Curiosamente, a Williams tinha também sido fundada ao mesmo tempo que a Arrows, e nesse mesmo ano de 1979 tinha estreado o seu modelo, o FW07, desenhado por Patrick Head, que deu à equipa a sua primeira vitória, em Silverstone, com Clay Regazzoni ao volante e abrindo o caminho ao sucesso nos anos seguintes.
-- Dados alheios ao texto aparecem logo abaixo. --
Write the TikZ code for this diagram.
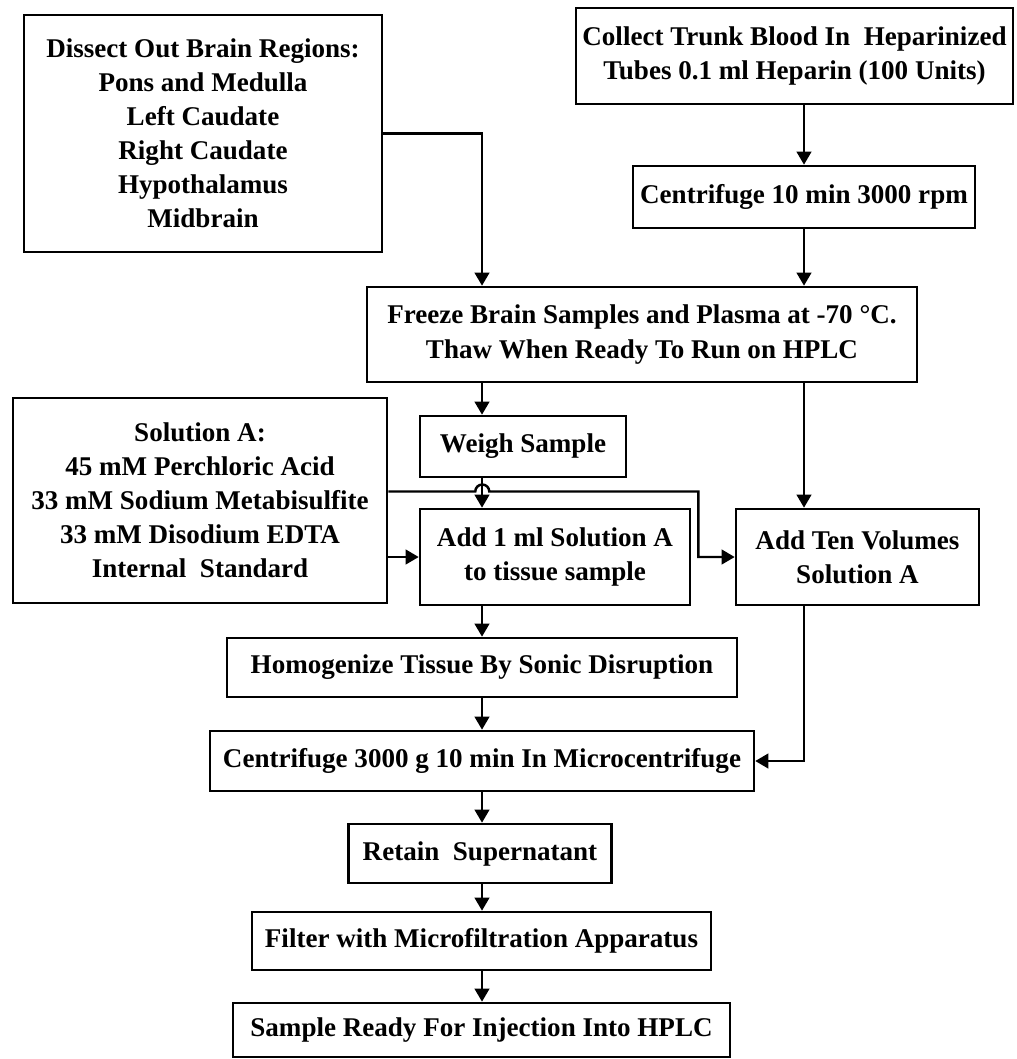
\documentclass[tikz,border=0pt]{standalone}
\usepackage{fontspec}
\setmainfont{Liberation Serif}
\usetikzlibrary{arrows.meta,positioning}
\tikzset{box/.style={draw,line width=1.5pt,align=center,inner sep=2pt,font=\fontsize{15.4}{19.4}\selectfont\bfseries},
  arr/.style={-{Triangle[length=2.6mm,width=2.9mm]},line width=1.4pt}}

\begin{document}
\begin{tikzpicture}[x=0.02cm,y=-0.02cm]
\useasboundingbox (0,0) rectangle (1017,1059);
% top row
\node[box,minimum width=7.16cm,minimum height=4.74cm] (dissect) at (203,133.5) {Dissect Out Brain Regions:\\Pons and Medulla\\Left Caudate\\Right Caudate\\Hypothalamus\\Midbrain};
\node[box,minimum width=8.74cm,minimum height=1.92cm] (collect) at (794.5,56) {Collect Trunk Blood In\ \ Heparinized\\Tubes 0.1 ml Heparin (100 Units)};
\node[box,minimum width=6.84cm,minimum height=1.24cm] (spin1) at (804,197) {Centrifuge 10 min 3000 rpm};
\node[box,minimum width=11cm,minimum height=1.9cm] (freeze) at (642,334.5) {Freeze Brain Samples and Plasma at -70 °C.\\Thaw When Ready To Run on HPLC};
% middle
\node[box,minimum width=4.12cm,minimum height=1.22cm] (weigh) at (523,446.5) {Weigh Sample};
\node[box,minimum width=7.48cm,minimum height=4.1cm] (solA) at (200,500.5) {Solution A:\\45 mM Perchloric Acid\\33 mM Sodium Metabisulfite\\33 mM Disodium EDTA\\Internal\ \ Standard};
\node[box,minimum width=5.4cm,minimum height=1.92cm] (addone) at (555,557) {Add 1 ml Solution A\\to tissue sample};
\node[box,minimum width=4.86cm,minimum height=1.92cm] (addten) at (857.5,557) {Add Ten Volumes\\Solution A};
% bottom column
\node[box,minimum width=10.2cm,minimum height=1.18cm] (homog) at (482,667.5) {Homogenize Tissue By Sonic Disruption};
\node[box,minimum width=10.88cm,minimum height=1.2cm] (spin2) at (482,761) {Centrifuge 3000 g 10 min In Microcentrifuge};
\node[box,minimum width=5.26cm,minimum height=1.18cm] (retain) at (480,853.5) {Retain\ \ Supernatant};
\node[box,minimum width=9.18cm,minimum height=1.16cm] (filter) at (481.5,941) {Filter with Microfiltration Apparatus};
\node[box,minimum width=9.94cm,minimum height=1.08cm] (ready) at (481.5,1030) {Sample Ready For Injection Into HPLC};

% connectors
\draw[arr] (dissect.east) -| (freeze.north -| homog.north);
\draw[arr] (collect.south -| spin1.north) -- (spin1.north);
\draw[arr] (spin1.south) -- (freeze.north -| spin1.south);
\draw[arr] (freeze.south -| homog.north) -- (weigh.north -| homog.north);
\draw[arr] (weigh.south -| homog.north) -- (addone.north -| homog.north);
\draw[arr] (freeze.south -| spin1.south) -- (addten.north -| spin1.south);
\draw[arr] ([yshift=0.18cm]solA.east) -- ++(87,0) arc[start angle=180,end angle=0,radius=0.14cm] -- ++(209,0) |- (addten.west);
\draw[arr] (solA.east |- addone.west) -- (addone.west);
\draw[arr] (addone.south -| homog.north) -- (homog.north);
\draw[arr] (homog.south) -- (spin2.north);
\draw[arr] (addten.south -| spin1.south) |- (spin2.east);
\draw[arr] (spin2.south) -- (retain.north -| spin2.south);
\draw[arr] (retain.south -| spin2.south) -- (filter.north -| spin2.south);
\draw[arr] (filter.south -| spin2.south) -- (ready.north -| spin2.south);
\end{tikzpicture}
\end{document}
E era um projeto do qual a Williams apostava tudo. "Ele teria falido se o chassis fosse um fracasso", disse Ian Anderson, o mecânico chefe da Williams em 1979. Acabou por vencer cinco corridas nessa temporada, dando o segundo lugar no Mundial de Construtores. 

Quarenta anos depois, Southgate reflete no que poderia ter feito para corrigir os erros do carro.

"Se eu colocasse o motor em uma posição convencional, apenas o colocasse de forma nivelada para que o centro de gravidade descesse, imagino que ele teria perdido algumas centenas de libras de força descendente, mas ainda significaria muito", reflete Southgate.

"Se eu tivesse chegado ao limite de peso, o carro teria sido muito melhor, mas esse seria um carro diferente, porque você não poderia modificar o carro existente dessa maneira. Provavelmente, você teria que começar de novo ", concluiu.

A Arrows durou até 2002, e tornou-se das equipas com mais Grandes Prémios sem conquistar qualquer vitória, apesar de ter tido uma pole-position e uma volta mais rápida.